:: TASK DESCRIPTION ::
State how many lines in these records contain the word "draws", and nothing else.

:: INFORMATION SUPPLIED ::
-.-.-
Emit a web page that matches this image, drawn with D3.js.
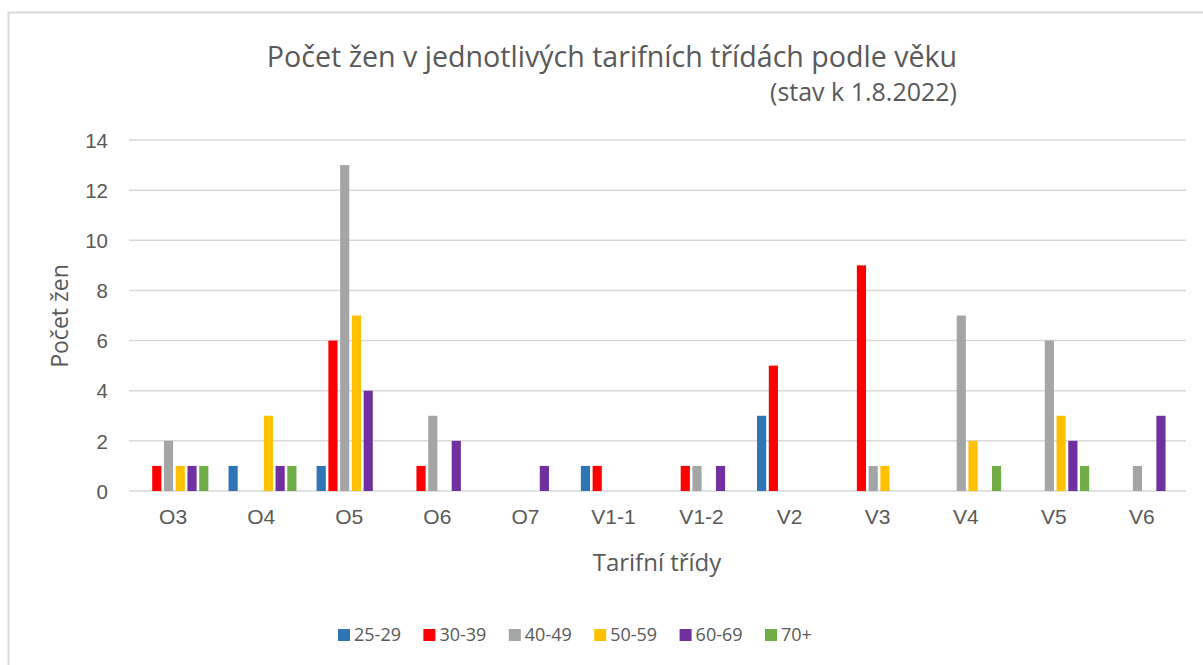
-.-.-
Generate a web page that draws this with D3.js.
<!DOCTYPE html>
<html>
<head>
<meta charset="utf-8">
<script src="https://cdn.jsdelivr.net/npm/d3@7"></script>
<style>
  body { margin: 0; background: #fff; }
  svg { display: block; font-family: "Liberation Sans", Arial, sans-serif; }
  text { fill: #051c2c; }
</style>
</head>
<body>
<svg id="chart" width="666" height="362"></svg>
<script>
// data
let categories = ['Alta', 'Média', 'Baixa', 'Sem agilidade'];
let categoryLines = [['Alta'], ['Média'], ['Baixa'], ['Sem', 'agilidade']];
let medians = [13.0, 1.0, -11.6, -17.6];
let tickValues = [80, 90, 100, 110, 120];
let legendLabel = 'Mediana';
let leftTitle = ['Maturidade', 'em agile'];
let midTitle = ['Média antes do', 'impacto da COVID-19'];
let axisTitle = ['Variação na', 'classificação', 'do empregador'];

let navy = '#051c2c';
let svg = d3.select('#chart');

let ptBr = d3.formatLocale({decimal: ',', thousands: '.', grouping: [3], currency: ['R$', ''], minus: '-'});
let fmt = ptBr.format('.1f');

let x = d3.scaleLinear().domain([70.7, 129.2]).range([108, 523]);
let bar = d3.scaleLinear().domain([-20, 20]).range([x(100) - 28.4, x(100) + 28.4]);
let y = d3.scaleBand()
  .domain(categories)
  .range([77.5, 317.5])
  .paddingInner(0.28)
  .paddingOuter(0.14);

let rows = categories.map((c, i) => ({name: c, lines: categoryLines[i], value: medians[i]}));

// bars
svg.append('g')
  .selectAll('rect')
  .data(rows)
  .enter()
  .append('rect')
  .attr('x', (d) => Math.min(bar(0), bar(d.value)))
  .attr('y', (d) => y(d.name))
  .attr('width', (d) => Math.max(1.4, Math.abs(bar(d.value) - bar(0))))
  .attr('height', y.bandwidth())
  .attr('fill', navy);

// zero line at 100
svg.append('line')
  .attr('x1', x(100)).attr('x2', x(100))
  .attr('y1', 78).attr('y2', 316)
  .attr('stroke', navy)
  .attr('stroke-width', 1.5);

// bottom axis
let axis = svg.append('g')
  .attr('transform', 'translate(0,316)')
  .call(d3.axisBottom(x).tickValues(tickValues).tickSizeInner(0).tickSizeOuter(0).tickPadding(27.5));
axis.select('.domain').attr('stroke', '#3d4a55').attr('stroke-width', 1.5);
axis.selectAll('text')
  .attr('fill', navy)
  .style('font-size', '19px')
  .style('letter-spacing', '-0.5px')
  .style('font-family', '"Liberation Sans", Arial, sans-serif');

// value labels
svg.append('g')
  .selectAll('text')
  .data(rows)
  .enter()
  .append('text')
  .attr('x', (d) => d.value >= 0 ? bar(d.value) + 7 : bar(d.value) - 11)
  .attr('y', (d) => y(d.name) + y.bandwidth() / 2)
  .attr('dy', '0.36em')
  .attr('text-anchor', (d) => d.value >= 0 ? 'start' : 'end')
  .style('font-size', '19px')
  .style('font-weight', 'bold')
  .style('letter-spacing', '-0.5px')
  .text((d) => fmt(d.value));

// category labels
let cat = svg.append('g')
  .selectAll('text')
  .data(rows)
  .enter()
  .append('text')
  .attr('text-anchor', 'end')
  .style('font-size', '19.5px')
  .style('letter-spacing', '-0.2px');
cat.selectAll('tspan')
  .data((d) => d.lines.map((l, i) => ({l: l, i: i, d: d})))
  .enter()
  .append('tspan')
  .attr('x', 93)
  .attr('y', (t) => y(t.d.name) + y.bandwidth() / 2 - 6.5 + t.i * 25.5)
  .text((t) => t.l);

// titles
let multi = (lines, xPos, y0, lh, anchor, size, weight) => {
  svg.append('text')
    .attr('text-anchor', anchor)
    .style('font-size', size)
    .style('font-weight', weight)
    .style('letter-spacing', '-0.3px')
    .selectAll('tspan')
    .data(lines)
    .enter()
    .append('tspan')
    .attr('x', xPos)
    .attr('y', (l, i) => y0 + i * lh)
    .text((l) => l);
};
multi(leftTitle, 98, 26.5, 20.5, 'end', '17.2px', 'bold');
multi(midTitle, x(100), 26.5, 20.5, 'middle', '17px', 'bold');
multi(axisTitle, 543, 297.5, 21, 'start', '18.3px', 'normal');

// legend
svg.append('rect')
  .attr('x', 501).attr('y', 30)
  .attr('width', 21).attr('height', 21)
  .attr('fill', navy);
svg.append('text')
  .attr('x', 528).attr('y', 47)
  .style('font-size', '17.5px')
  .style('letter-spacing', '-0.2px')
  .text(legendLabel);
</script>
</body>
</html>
-.-.-
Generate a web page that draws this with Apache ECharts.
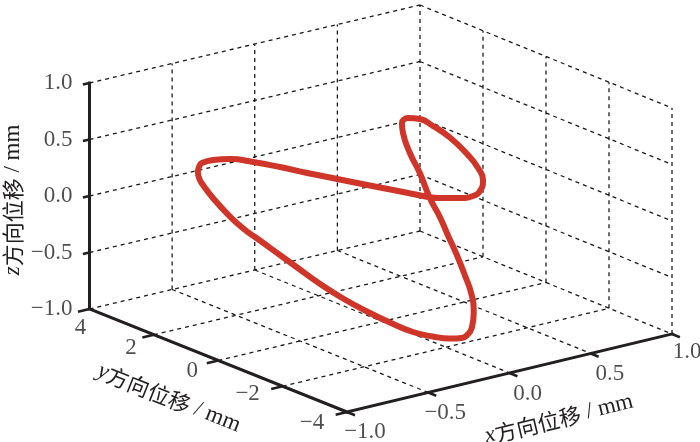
-.-.-
:: RESULT ::
2